The difficulty here is that it calls into question an earlier statement in the same paper: “Anglicans tend to be intellectually confident, open to and interested in all truth, in principle. (Not fearful or uneducated or indifferent to careful analysis and comprehensive thought, aware of the call to bring every thought captive to Christ)….Since the one God is both Creator and Redeemer, all truth is God's truth. (See the Prologue to John's Gospel) Redeemed reason and faith are harmonious. (See reason as thought, reason as scholarship, reason as synthesizing world-view in relation to faith and the place of intellectual "metanoia")“ If biblical criticism was useful to adjust and criticize aspects of tradition and culture then, why is it not useful to criticize injustice now? If all truth is God’s truth, why are new understandings about what it means to be human before God, including being sexually human, not worthy of consideration? If redeemed reason and faith are harmonious, why is reason being so summarily rejected in this question?

This is the elephant in the living room of our current arguments in the Episcopal Church and the Anglican Communion. These efforts are as much an effort to return to an uncritical reading of Scripture as are those of boards that want Creation Science taught in public classrooms. True, we have not yet heard the regressives call for a literal reading of Genesis; but, then, the proponents of Intelligent Design haven’t, either. But neither position is truly internally consistent without such an interpretation, even if that assumption hasn’t been claimed. Of course, those among them who also oppose the ordination of women have come close.

So far no one among the antihomosexual voices has actually called for a position of biblical literalism, inerrancy, and infallibility. I could understand and respect them if they would. I could not agree with them; but I could respect them, just as I respect those members of my extended family who have that belief. If that is not their position, then they have the responsibility to articulate clearly why these verses deserve literal acceptance when others do not. And until they do, their efforts are simply further attempts to return to an unreasoned interpretation of Scripture, and a related uncritical view of authority and of what Christian culture ought to look like. And if John Rodgers is right - and at least in this I think he is – and the Anglican tradition is “open and interested in all truth,” seeing “all truth is God’s truth” and “redeemed reason and faith are harmonious,” it is they and not we who have departed from the tradition and chosen to walk apart.


Anonymous said...


This entry and the last one reflecting at the death of Coretta Scott King, are truly inspired. At least, in my opinion, they are. But I find myself in theological and emotional harmony with what you have to say.
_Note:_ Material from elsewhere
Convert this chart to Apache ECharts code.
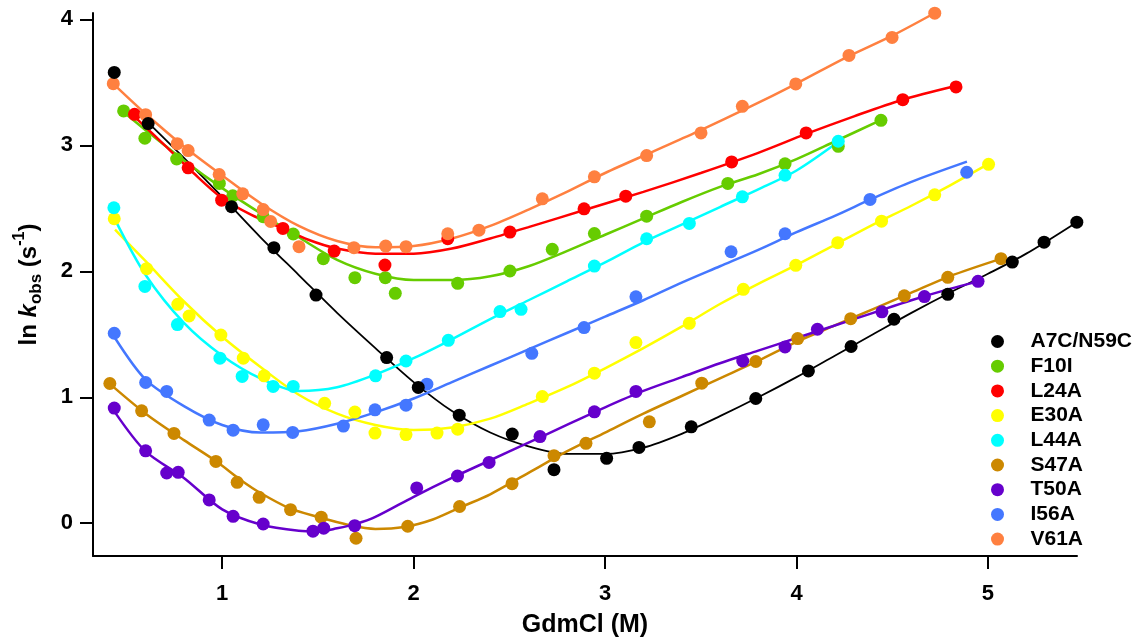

With regard to the civil rights struggle, I find myself feeling like Zacchaeus all the time. I grew up in the mid to late 50s and early 60s. I told all the jokes and used the vocabulary that was common in my group. It wasn't until I got to college that I began to repent of that.

I have such difficulty seeing how the point of that struggle can be glossed over so easily here and now.

Bless you for writing. Blog on brother!

Grace and peace,

Michael Dodd said...

A word of welcome to the Reconciling Christian Bloggers ring. I have enjoyed what I have read so far.

Marshall Scott said...


Thanks for the welcome. I look forward to interaction with others on the Reconciling Christians ring.